GOP Seizes Opportunity to Reform Healthcare Amid Shutdown Resolution

The end of the government shutdown has delivered something rare in Washington: a second chance to get healthcare right. Senate Majority Leader John Thune, R-S.D., has committed to holding a vote in December on extending the enhanced premium tax credits in the individual market, presenting an opportunity to avoid steep premium hikes and begin building a system that works better for patients. This moment offers Democrats a chance to demonstrate that their compromise leads to real relief for families facing rising costs, but they will back away if Republicans turn the bill into another fight over repealing the Affordable Care Act. The key task now is to fix what is broken, not revisit old conflicts.

This moment also gives Republicans a chance to show they can govern. Healthcare costs are a major driver of the affordability crisis facing families. These expenses reduce take-home pay, increase the price of goods and services, and push both households and governments deeper into debt. Employers, who carry most of the cost of coverage for people under 65, feel the pressure directly, and workers feel it in their wages.

President Donald Trump has already outlined an important principle: instead of routing federal subsidies through insurance companies, direct that support to individuals so they can choose the care and coverage that work best for them. Florida Republican Sen. Rick Scott has made a similar argument, calling on Republicans to fix Obamacare. Combined with growing bipartisan support for price transparency, these ideas point toward a practical strategy that empowers patients and employers and encourages a more competitive market.

Today’s system moves in the opposite direction. Prices are hidden, administrative layers keep expanding, and incentives are misaligned in ways that guarantee prices will rise year after year. These problems are especially severe in the individual market, which has fewer participants, a less healthy risk pool, and limited plan competition. Making this market functional again requires more enrollment, more choices, and more transparency.

The December vote is the right moment to begin that shift. A package that addresses the immediate subsidy issue and lays the groundwork for long-term reform is both achievable and necessary. Practical solutions already exist from center-right institutions such as the America First Policy Institute, the Paragon Institute, leaders in Congress, and Trump’s policy proposals. The first step is a responsible phase-out of the enhanced premium tax credits through 2026 to avoid an abrupt cutoff and give the rest of the reforms time to take effect.

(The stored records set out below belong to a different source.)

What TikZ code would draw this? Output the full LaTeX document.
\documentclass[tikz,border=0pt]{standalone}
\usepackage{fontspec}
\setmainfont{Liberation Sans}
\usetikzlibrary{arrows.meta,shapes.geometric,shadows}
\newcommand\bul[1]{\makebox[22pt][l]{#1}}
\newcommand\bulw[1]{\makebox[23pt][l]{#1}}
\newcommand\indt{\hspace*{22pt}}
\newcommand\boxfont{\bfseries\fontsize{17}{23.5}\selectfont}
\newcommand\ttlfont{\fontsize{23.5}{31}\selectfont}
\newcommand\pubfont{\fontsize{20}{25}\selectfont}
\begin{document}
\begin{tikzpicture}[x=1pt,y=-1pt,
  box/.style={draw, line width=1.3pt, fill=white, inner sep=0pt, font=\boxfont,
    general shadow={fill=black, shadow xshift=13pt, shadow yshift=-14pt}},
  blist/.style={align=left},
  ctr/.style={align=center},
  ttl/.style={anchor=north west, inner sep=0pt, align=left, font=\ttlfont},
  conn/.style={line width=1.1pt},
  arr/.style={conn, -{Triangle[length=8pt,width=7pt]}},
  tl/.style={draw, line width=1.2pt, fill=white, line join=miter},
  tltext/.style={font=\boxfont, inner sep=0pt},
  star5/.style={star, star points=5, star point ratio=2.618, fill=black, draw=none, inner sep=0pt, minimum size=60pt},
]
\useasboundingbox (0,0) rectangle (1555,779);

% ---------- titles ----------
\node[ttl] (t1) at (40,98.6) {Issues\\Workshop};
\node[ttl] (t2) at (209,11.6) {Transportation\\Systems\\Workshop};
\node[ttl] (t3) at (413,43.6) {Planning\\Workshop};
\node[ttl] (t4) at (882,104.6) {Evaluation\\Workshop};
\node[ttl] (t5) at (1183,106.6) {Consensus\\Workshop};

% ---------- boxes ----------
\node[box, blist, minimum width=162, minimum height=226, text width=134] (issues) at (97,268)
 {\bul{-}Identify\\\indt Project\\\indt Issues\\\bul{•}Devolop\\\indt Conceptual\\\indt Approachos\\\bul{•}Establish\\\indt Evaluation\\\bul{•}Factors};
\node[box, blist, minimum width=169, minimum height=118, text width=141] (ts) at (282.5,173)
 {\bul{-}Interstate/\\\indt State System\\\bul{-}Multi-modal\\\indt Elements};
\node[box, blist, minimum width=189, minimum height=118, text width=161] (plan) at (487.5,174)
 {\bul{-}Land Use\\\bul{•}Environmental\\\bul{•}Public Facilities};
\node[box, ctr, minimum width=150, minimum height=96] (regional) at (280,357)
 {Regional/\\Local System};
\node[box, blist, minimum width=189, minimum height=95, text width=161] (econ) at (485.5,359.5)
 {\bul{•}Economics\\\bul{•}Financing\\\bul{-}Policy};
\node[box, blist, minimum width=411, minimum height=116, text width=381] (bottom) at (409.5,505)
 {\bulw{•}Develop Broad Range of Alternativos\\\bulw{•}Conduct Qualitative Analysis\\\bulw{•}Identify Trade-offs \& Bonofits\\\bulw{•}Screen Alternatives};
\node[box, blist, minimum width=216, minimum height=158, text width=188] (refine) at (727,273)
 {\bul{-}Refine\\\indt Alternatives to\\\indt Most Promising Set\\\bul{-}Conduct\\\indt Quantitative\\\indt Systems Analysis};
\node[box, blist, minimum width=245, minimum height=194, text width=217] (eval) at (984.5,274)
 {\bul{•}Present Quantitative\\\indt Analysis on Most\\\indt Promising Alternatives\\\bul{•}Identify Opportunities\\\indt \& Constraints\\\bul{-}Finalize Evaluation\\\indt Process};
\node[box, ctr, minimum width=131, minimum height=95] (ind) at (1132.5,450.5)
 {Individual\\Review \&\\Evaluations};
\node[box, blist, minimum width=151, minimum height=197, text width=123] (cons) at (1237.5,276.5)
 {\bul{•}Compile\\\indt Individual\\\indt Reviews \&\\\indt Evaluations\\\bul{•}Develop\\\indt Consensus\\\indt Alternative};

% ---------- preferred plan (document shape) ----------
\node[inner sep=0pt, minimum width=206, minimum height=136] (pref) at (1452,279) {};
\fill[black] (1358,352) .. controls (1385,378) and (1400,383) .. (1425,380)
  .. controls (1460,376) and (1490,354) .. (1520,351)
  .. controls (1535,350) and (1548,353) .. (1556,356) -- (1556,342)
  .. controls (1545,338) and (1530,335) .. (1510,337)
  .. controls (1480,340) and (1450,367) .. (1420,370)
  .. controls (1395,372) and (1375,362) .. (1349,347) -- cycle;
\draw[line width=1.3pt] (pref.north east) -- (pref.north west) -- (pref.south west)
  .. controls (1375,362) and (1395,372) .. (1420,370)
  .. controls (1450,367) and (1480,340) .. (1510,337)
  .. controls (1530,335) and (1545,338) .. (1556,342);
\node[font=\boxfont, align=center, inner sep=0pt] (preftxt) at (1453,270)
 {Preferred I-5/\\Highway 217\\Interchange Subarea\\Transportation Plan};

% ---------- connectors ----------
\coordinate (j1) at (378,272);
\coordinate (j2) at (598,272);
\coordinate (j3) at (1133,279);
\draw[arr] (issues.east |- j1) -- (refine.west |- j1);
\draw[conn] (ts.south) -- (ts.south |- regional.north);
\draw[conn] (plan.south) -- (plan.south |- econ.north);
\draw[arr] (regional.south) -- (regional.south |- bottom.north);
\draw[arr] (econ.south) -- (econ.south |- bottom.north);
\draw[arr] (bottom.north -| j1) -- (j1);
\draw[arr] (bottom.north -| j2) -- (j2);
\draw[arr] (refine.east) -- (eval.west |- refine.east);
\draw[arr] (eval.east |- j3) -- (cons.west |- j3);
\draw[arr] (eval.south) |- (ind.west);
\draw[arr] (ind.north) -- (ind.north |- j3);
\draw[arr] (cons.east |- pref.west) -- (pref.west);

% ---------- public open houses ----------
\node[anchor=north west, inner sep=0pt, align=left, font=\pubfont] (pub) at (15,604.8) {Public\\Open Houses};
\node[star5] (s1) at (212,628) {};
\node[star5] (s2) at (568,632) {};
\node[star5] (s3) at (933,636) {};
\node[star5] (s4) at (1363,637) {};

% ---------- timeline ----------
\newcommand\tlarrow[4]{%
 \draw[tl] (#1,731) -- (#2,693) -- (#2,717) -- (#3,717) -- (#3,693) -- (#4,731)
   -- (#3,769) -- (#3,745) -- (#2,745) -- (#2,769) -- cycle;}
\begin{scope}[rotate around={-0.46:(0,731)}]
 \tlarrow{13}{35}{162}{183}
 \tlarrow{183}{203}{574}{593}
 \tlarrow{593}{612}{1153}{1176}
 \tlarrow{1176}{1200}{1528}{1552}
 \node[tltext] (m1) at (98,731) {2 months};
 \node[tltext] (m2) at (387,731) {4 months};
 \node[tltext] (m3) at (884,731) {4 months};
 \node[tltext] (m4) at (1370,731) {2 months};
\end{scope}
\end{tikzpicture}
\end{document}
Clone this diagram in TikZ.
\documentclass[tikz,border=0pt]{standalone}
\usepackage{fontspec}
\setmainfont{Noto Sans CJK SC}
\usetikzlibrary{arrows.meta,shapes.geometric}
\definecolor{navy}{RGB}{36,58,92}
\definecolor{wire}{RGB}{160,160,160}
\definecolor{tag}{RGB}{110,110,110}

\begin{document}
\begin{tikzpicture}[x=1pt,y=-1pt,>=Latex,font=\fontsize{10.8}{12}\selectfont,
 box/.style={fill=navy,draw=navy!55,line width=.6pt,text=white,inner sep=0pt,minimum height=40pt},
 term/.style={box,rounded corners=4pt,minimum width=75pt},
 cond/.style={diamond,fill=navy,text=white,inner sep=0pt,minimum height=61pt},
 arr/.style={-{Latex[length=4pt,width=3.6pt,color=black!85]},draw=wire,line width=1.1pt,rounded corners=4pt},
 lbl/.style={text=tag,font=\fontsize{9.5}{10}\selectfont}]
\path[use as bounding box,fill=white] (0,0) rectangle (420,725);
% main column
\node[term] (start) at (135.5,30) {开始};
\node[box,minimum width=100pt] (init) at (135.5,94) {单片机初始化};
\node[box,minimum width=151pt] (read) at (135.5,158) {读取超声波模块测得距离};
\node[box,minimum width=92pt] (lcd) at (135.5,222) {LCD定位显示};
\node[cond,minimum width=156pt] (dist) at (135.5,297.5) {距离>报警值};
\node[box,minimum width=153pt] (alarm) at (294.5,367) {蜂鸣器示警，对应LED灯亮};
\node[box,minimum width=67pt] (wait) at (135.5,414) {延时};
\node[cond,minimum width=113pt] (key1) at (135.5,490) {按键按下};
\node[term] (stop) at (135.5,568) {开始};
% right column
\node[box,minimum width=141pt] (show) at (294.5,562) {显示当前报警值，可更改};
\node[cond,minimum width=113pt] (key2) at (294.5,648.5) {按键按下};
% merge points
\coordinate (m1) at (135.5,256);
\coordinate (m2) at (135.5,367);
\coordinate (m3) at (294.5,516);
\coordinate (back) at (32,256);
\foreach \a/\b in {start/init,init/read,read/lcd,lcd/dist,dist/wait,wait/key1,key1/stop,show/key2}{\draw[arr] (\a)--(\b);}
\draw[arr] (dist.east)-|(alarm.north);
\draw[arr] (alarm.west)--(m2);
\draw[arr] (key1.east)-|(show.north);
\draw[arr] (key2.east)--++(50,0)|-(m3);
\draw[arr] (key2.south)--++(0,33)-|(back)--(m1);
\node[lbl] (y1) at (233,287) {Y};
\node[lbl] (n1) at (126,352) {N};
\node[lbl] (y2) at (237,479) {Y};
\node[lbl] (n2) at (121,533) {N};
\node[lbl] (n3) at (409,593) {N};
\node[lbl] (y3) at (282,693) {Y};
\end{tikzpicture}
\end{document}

Second, Congress should adopt a proposal from the Paragon Institute to restore and reform the Cost Sharing Reduction (CSR) payments in Obamacare, giving qualifying enrollees the option to receive their CSR subsidies directly into a health savings account (HSA). This one change addresses several problems at once. It lowers premiums and reduces federal costs. When CSR payments were halted in 2017, insurers responded by sharply raising premiums on silver plans, a practice known as ‘silver loading.’ Because premium tax credits are tied to the price of silver plans, this increased federal spending. A 2018 analysis by the Congressional Budget Office found that restoring CSR funding would reduce the federal deficit by about $30 billion over a decade. Providing the funding is less expensive than continuing the current workaround.

It also creates the budget space needed to phase out the enhanced premium tax credits in a responsible way. The savings could be used to fund the phase-out or to provide more generous HSA contributions from the CSRs to strengthen support for lower-income Americans. Most importantly, it empowers patients. According to Paragon, the typical annual HSA contribution for someone receiving CSR assistance would be about $2,000. That is meaningful support that families can control directly. If they remain healthy, unused dollars stay in the account and continue to grow. If they get sick, they can use the funds for out-of-pocket costs. Because the money belongs to them, they have a clear incentive to compare prices and choose high-value care, which encourages greater competition among providers.

Next, Congress should strengthen the individual market’s risk pool by expanding affordable choices. That means allowing any health plan approved by the state insurance commissioner to be included in the exchanges, expanding access to copper plans, adjusting age-rating rules so younger people pay less, and modernizing individual coverage health reimbursement arrangements (ICHRAs) so more small businesses can offer coverage. Practical changes, such as letting employees choose between an ICHRA and a traditional group plan, allowing workers to contribute pretax dollars to close premium gaps, and removing unnecessary COBRA requirements, would make ICHRAs more attractive.

Finally, these reforms should be paired with the bipartisan Patients Deserve Price Tags Act, sponsored by Kansas Republican Sen. Roger Marshall and Colorado Democrat Sen. John Hickenlooper. The bill would strengthen enforcement of price transparency rules so small businesses, self-funded employers, and new purchasing groups can contract directly with providers and transparent pharmacies. This would reduce costs, remove middle men, and increase competition.

This is a moment for practical governing. The shutdown deal not only reopened the government but also opened a door. If Republicans take this opportunity, they can solve a real problem for millions of Americans and begin a long-overdue transition to a health system that puts patients, not bureaucracies, in charge. The December vote could be the start of that transition. It should be.